On the flip side, MARTA trains ran nonstop during the storm, although lengthy delays occurred. For some who ventured to work, it was the only way to get around. (The agency runs trains all night in icy weather, even during off-hours, Ferrell said, to keep switches and its third rail power source from freezing over.)
MARTA officials still take exception to criticism that the cancellation of bus service last January was done haphazardly, on the spur of the moment. The storm hit Sunday night, Jan. 9, and Ferrell said MARTA was seriously monitoring weather forecasts the Wednesday before that.

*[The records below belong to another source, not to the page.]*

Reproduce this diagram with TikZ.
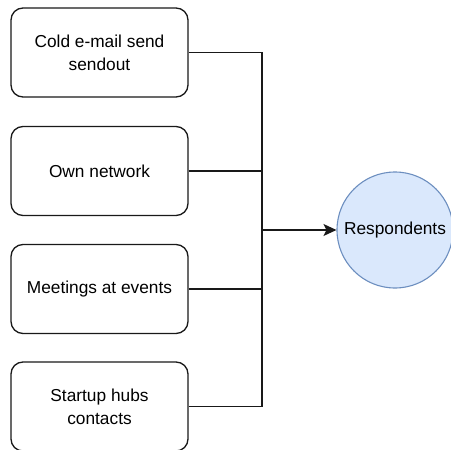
\documentclass[tikz,border=0pt]{standalone}
\usepackage{fontspec}
\setmainfont{Liberation Sans}
\usetikzlibrary{arrows.meta}
\definecolor{cfill}{HTML}{DAE8FC}
\definecolor{cstroke}{HTML}{6C8EBF}
\begin{document}
\begin{tikzpicture}[x=1pt,y=-1pt,
  srcbox/.style={draw=black!90,line width=1.3pt,rounded corners=12pt,minimum width=177pt,minimum height=89pt,align=center,inner sep=0pt,font=\fontsize{17.3}{23}\selectfont},
  target/.style={circle,draw=cstroke,fill=cfill,line width=1.1pt,minimum size=116pt,inner sep=0pt,font=\fontsize{17.3}{23}\selectfont},
  conn/.style={draw=black!90,line width=1.3pt}]
\useasboundingbox (0,0) rectangle (451,450);
\node[srcbox] (b1) at (99.5,52.5) {Cold e-mail send\\sendout};
\node[srcbox] (b2) at (99.5,171) {Own network};
\node[srcbox] (b3) at (99.5,289) {Meetings at events};
\node[srcbox] (b4) at (99.5,406.5) {Startup hubs\\contacts};
\node[target] (r) at (395,230) {Respondents};
\coordinate (j) at (262,230);
\path[conn] (b1.east) -| (j);
\path[conn] (b2.east) -| (j);
\path[conn] (b3.east) -| (j);
\path[conn] (b4.east) -| (j);
\path[conn,-{Stealth[length=13pt,width=12pt,inset=3pt]}] (j) -- (r.west);
\end{tikzpicture}
\end{document}
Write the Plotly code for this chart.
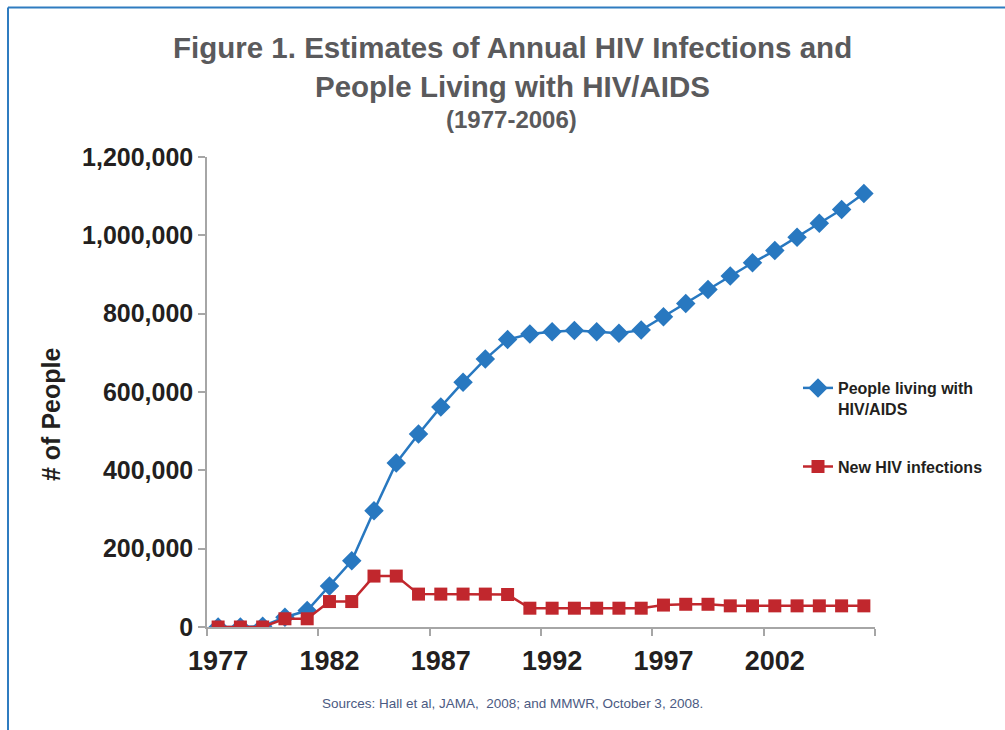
import plotly.graph_objects as go

years = list(range(1977, 2007))
living = [0, 0, 2000, 25000, 42000, 105000, 169000, 297000, 419000, 493000,
          562000, 625000, 684000, 734000, 748000, 754000, 757000, 754000, 750000, 758000,
          792000, 826000, 862000, 896000, 930000, 961000, 995000, 1031000, 1066000, 1107000]
new_inf = [0, 0, 0, 21000, 21000, 65000, 65000, 130000, 130000, 84000,
           84000, 84000, 84000, 83000, 48000, 48000, 48000, 48000, 48000, 48000,
           56000, 58000, 58000, 54000, 54000, 54000, 54000, 54000, 54000, 54000]
tick_years = [1977, 1982, 1987, 1992, 1997, 2002]
y_ticks = [0, 200000, 400000, 600000, 800000, 1000000, 1200000]

FONT = "Liberation Sans, Arial, sans-serif"
BLUE = "#2878c0"
RED = "#c1272d"
GRAY = "#a6a6a6"

L, R, T, B = 207, 130, 157, 103
W, H = 1005, 730
pw, ph = W - L - R, H - T - B
def px(x):
    return (x - L) / pw
def py(y):
    return (H - B - y) / ph

def f(size, color="#231f20", bold=True):
    return dict(family=FONT, size=size, color=color, weight="bold" if bold else "normal")

fig = go.Figure()
fig.add_trace(go.Scatter(
    x=years, y=living, mode="lines+markers", name="People living with<br>HIV/AIDS",
    line=dict(color=BLUE, width=2.5), marker=dict(symbol="diamond", size=15, color=BLUE),
    legendgroup="a"))
fig.add_trace(go.Scatter(
    x=years, y=new_inf, mode="lines+markers", name="New HIV infections",
    line=dict(color=RED, width=2.5), marker=dict(symbol="square", size=13, color=RED),
    legendgroup="b"))

fig.update_layout(
    width=W, height=H,
    margin=dict(l=L, r=R, t=T, b=B),
    paper_bgcolor="white", plot_bgcolor="white",
    font=dict(family=FONT, color="#231f20"),
    showlegend=True,
    legend=dict(x=px(798), y=py(371), xanchor="left", yanchor="top",
                font=f(16), itemwidth=30, valign="top",
                tracegroupgap=34, traceorder="grouped", bgcolor="rgba(0,0,0,0)"),
    xaxis=dict(range=[1976.5, 2006.5], tickvals=tick_years, ticktext=[str(v) for v in tick_years],
               ticks="", showgrid=False, zeroline=False, showline=True, linecolor=GRAY, linewidth=1.5,
               tickfont=f(27), ticklabelstandoff=9,
               minor=dict(tick0=1976.5, dtick=5, ticks="outside", ticklen=7, tickcolor=GRAY, tickwidth=1.5, showgrid=False)),
    yaxis=dict(range=[0, 1200000], tickvals=y_ticks, tickformat=",", ticks="outside", ticklen=7,
               tickcolor=GRAY, tickwidth=1.5, showgrid=False, zeroline=False, showline=True,
               linecolor=GRAY, linewidth=1.5, tickfont=f(25)),
)

for text, yy in [("Figure 1. Estimates of Annual HIV Infections and", 47), ("People Living with HIV/AIDS", 86)]:
    fig.add_annotation(text=text, x=px(512), y=py(yy), xref="paper", yref="paper",
                       showarrow=False, xanchor="center", yanchor="middle", font=f(29.5, "#5a5a5c"))
fig.add_annotation(text="(1977-2006)", x=px(511), y=py(119), xref="paper", yref="paper",
                   showarrow=False, xanchor="center", yanchor="middle", font=f(24, "#5a5a5c"))
fig.add_annotation(text="# of People", x=px(51), y=py(415), xref="paper", yref="paper",
                   showarrow=False, xanchor="center", yanchor="middle", textangle=-90, font=f(25))
fig.add_annotation(text="Sources: Hall et al, JAMA,  2008; and MMWR, October 3, 2008.", x=px(512), y=py(703),
                   xref="paper", yref="paper", showarrow=False, xanchor="center", yanchor="middle",
                   font=f(13.5, "#4b5a82", bold=False))

fig.add_shape(type="line", xref="paper", yref="paper", x0=px(8), x1=px(1005), y0=py(7.5), y1=py(7.5),
              line=dict(color="#2f7cc0", width=2))
fig.add_shape(type="line", xref="paper", yref="paper", x0=px(8), x1=px(8), y0=py(7.5), y1=py(730),
              line=dict(color="#2f7cc0", width=2))

fig.write_html("out.html", config={"displayModeBar": False},
               post_script="document.body.style.margin='0';")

“One of the things that sort of stung was the notion that we did this capriciously, without much forethought,” MARTA spokesman Lyle Harris said. “But the decision to not run transit service, for a transit agency, is one of the most difficult decisions that we could ever make.”
Ferrell recently talked about changes the agency has made to do a better job with the next winter storm.
“We are being more proactive to make sure that we have accommodations to put up our employees overnight,” he said. He estimated that MARTA had only 20 percent to 30 percent of its usual workforce available to operate rail service during January’s storm. MARTA has 4,600 employees total.
MARTA also has decentralized its supply of sand and de-icing materials; instead of being stored in one place, it’s now spread out around the system, “so we can deploy it faster,” Ferrell said.
For paratransit Mobility vehicles that take disabled people to vital services such as dialysis centers, the agency has acquired tire chains to help them navigate neighborhoods where they often pick up folks at their doors.
Certainly, none of this strikes one as radical innovation. You also wonder, why weren’t some of these moves made before this? It’s not as if we haven’t had stormy reminders over the years: The nasty weather in January 2000 during Super Bowl week in Atlanta, for example, made national headlines.
Still, if basic steps such as these — along with effective communication between local governments regarding snow removal — can help put bus service back on the road in a timely manner, so be it.
“It’s a no-win scenario,” Ferrell said. “If you do run the buses, you get criticized. If you don’t run the buses, you get criticized. Given the region’s ability to make roads passable, I think we did well given the circumstances.”
MARTA, in other words, is not in charge of clearing snow and ice from the streets. If the state and city can do a better job with that, maybe the buses won’t have to shut down.
Winter starts Thursday. Good luck, everybody.